A Summary of Law is both exactly what it says and also far more challenging to write than it sounds. There are times in legal practice when you do not have a specific fact pattern that you are analyzing and instead you are focused on determining what the law says to do with a particular piece of a legal issue. In essence, a Summary of Law is the written product of the process of rule synthesis.
This is the first test of your skills that you have been learning thus far in this course. Your goal is to properly identify the legal issue you are being asked to examine and then to use sources of law, such as statutes and case law, to provide guidance on how a person should approach assessing the legal issue.

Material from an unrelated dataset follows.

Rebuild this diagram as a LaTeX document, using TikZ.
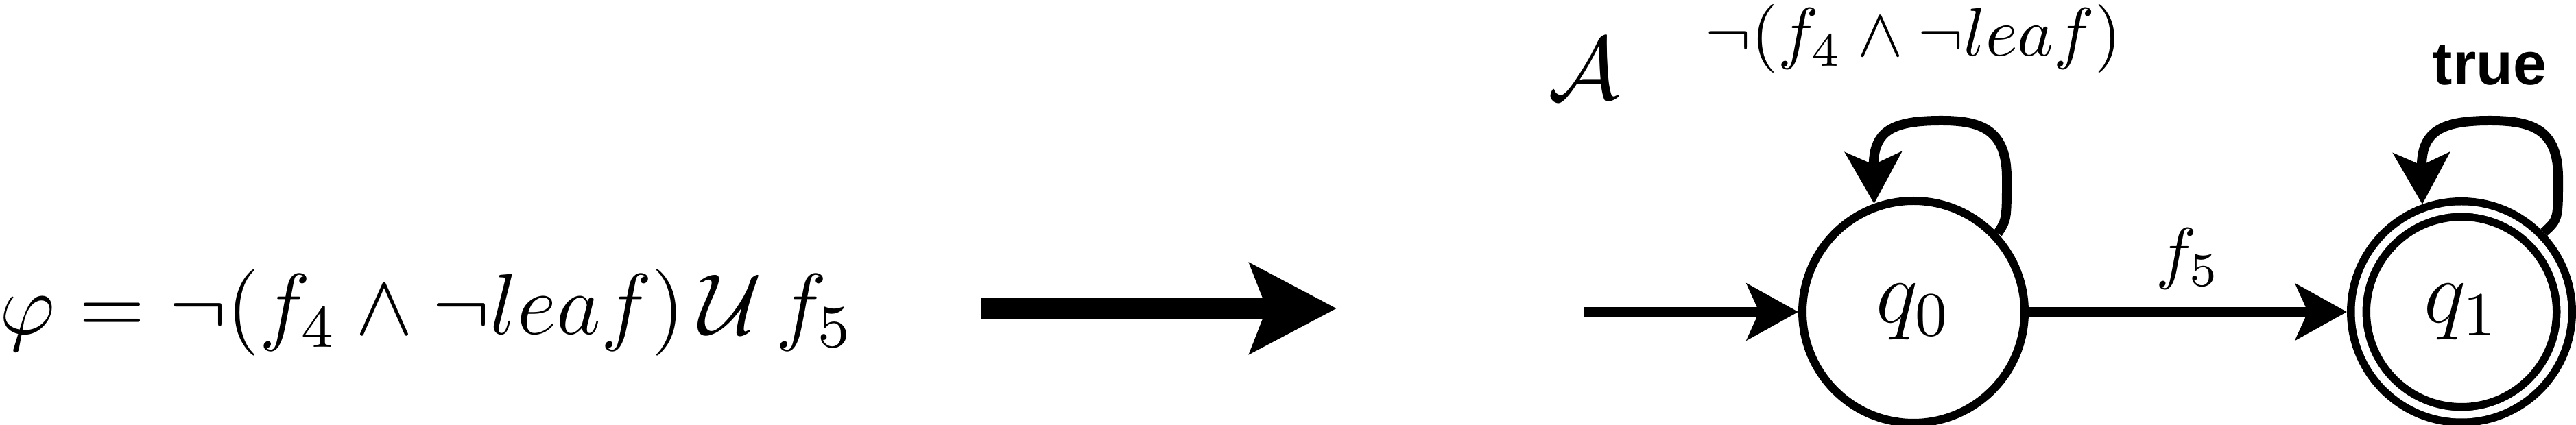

Remember how our legal system is founded on the English common law system? An earlier case might have stated a legal rule that was sufficiently clear to answer that particular legal issue, but a later case had facts that were just different enough to create ambiguity or confusion in how the legal rule should not be applied, which required the later case to clarify or expand on the earlier case’s legal rule.
In a Summary of Law, you are tracing how the law evolved and then reorganizing the material to produce a final product that is organized by topic rather than chronologically. Your job in this document is to do the “heavy lifting” for the reader and show clearly how and why the cases you discuss address the legal issue and answer the question posed. Put another way, your Summary of Law is where you demonstrate the work you did in finding and synthesizing the rule so that the reader does not have to conduct that process independently.
For your Summary of Law, you will have an introductory paragraph that provides the overall conclusion, the general rule, and the roadmap for the remainder of the document. For your body paragraphs, use a CRE-C structure. There is no Application section because in this document you are not applying the general rule to determine a specific outcome for a specific fact pattern. The Application section will come later in your case synthesis practice and your memoranda.
There is an example of Summary of Law in Appendix E that uses Unmarked Cases (Appendix A), Reading Cases (Appendix B), Briefing Cases (Appendix C), and Rule Synthesis Example (Appendix D) to write a Summary of Law showing how the author synthesized a rule from those cases.
The Summary of Law is the first building block of written legal analysis. Your understanding of where laws come from, practicing reading and briefing sources of law, and shifting focus from the sources of law to legal issues come together to let you find and synthesize legal rules and provide descriptions of the sources of law on which you rely to formulate your rule. Remember that a Summary of Law is like a geometry proof; you are showing the reader not just what the final answer is but also the steps you took along the way to reach your conclusion.